- Provided records:
☆ ☆ ☆
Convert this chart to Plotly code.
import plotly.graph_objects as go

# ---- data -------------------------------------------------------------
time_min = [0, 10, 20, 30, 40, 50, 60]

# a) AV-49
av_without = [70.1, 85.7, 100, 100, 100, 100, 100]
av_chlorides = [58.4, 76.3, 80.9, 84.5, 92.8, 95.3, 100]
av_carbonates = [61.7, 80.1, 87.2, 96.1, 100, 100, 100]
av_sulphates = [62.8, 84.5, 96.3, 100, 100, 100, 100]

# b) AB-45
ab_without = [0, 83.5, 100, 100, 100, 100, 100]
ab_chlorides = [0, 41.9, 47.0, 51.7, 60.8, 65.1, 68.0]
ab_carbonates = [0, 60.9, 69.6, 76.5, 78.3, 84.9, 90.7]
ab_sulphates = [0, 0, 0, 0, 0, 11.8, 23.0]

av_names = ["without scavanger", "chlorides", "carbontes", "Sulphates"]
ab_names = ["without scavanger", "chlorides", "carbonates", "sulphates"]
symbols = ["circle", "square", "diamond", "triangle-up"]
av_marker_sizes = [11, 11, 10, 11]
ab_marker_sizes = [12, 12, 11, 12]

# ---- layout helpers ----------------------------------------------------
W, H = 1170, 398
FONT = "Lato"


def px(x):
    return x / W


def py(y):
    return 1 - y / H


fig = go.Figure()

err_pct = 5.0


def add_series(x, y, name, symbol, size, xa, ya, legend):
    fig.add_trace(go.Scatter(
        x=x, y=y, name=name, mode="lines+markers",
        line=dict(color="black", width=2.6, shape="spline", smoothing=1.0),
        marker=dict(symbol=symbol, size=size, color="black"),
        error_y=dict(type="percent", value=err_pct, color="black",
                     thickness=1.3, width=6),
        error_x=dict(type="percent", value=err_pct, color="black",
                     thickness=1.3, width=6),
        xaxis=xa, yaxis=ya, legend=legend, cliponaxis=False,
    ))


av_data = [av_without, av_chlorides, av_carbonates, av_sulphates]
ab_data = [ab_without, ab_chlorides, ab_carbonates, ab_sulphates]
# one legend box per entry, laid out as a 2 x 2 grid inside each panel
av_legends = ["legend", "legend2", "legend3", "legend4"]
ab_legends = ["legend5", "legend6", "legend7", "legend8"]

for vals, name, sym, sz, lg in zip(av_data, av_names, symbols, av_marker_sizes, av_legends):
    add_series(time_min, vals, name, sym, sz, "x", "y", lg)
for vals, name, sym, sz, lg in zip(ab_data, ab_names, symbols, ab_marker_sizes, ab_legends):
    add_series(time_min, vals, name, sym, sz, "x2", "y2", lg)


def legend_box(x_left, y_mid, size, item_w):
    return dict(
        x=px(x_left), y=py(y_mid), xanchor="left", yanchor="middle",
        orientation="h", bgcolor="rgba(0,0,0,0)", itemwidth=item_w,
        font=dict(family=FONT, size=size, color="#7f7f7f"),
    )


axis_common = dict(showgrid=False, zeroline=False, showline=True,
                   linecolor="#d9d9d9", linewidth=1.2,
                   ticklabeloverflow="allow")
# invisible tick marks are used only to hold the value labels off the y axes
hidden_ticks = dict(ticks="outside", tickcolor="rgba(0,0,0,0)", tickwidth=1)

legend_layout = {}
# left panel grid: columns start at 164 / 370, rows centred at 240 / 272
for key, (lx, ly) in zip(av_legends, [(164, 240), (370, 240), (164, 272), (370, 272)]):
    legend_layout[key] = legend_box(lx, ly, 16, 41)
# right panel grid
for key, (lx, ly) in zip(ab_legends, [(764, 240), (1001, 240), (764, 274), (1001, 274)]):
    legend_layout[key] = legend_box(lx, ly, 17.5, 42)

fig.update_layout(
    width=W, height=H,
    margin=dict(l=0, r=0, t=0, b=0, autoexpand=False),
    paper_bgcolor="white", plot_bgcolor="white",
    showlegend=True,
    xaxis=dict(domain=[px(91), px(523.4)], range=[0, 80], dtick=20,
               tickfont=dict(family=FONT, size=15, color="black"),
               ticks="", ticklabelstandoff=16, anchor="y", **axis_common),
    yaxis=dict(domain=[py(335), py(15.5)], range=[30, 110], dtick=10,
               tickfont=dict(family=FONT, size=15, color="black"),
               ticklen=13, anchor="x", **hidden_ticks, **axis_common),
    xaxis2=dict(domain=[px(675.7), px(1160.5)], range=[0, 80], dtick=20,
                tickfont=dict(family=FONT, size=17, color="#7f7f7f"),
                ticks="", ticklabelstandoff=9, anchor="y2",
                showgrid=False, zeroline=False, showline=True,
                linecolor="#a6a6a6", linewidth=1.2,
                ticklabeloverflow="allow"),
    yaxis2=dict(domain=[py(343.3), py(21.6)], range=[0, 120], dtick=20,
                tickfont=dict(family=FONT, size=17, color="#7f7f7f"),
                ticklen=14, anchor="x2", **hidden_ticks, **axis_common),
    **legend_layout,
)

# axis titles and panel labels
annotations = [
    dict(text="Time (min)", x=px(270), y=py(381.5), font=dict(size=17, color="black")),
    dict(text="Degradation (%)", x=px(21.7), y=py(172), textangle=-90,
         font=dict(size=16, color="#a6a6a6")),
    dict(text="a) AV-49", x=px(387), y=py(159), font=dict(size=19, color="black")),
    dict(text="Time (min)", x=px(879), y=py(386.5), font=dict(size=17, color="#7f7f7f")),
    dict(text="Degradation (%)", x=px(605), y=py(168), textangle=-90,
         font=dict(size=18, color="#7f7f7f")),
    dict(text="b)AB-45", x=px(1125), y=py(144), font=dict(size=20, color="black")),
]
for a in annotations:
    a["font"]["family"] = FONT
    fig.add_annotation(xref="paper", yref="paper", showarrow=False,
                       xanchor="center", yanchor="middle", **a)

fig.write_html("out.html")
☆ ☆ ☆
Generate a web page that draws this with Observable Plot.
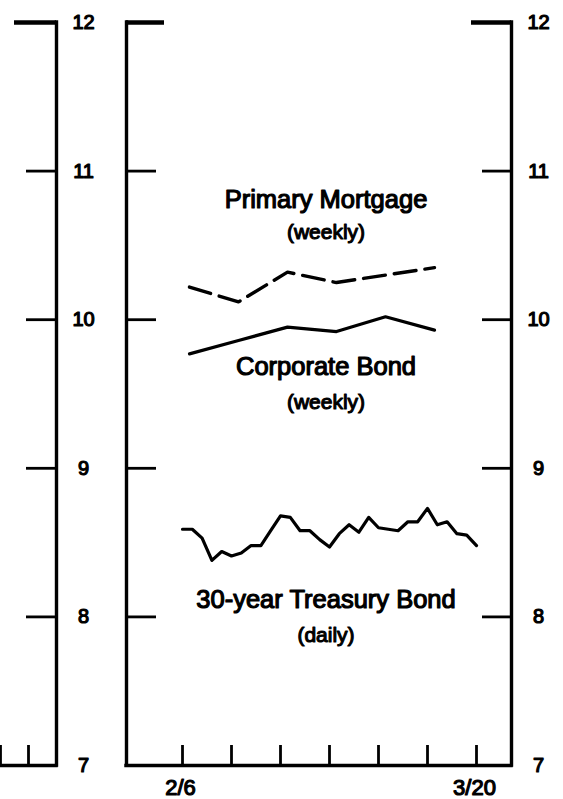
☆ ☆ ☆
- What to work on:
Extract, word for word, the line containing "Convert this chart to Plotly code.", the line containing "ab_sulphates = [0, 0, 0, 0, 0, 11.8, 23.0]", and every line between them.

- Solution for this task:
Convert this chart to Plotly code.
import plotly.graph_objects as go

# ---- data -------------------------------------------------------------
time_min = [0, 10, 20, 30, 40, 50, 60]

# a) AV-49
av_without = [70.1, 85.7, 100, 100, 100, 100, 100]
av_chlorides = [58.4, 76.3, 80.9, 84.5, 92.8, 95.3, 100]
av_carbonates = [61.7, 80.1, 87.2, 96.1, 100, 100, 100]
av_sulphates = [62.8, 84.5, 96.3, 100, 100, 100, 100]

# b) AB-45
ab_without = [0, 83.5, 100, 100, 100, 100, 100]
ab_chlorides = [0, 41.9, 47.0, 51.7, 60.8, 65.1, 68.0]
ab_carbonates = [0, 60.9, 69.6, 76.5, 78.3, 84.9, 90.7]
ab_sulphates = [0, 0, 0, 0, 0, 11.8, 23.0]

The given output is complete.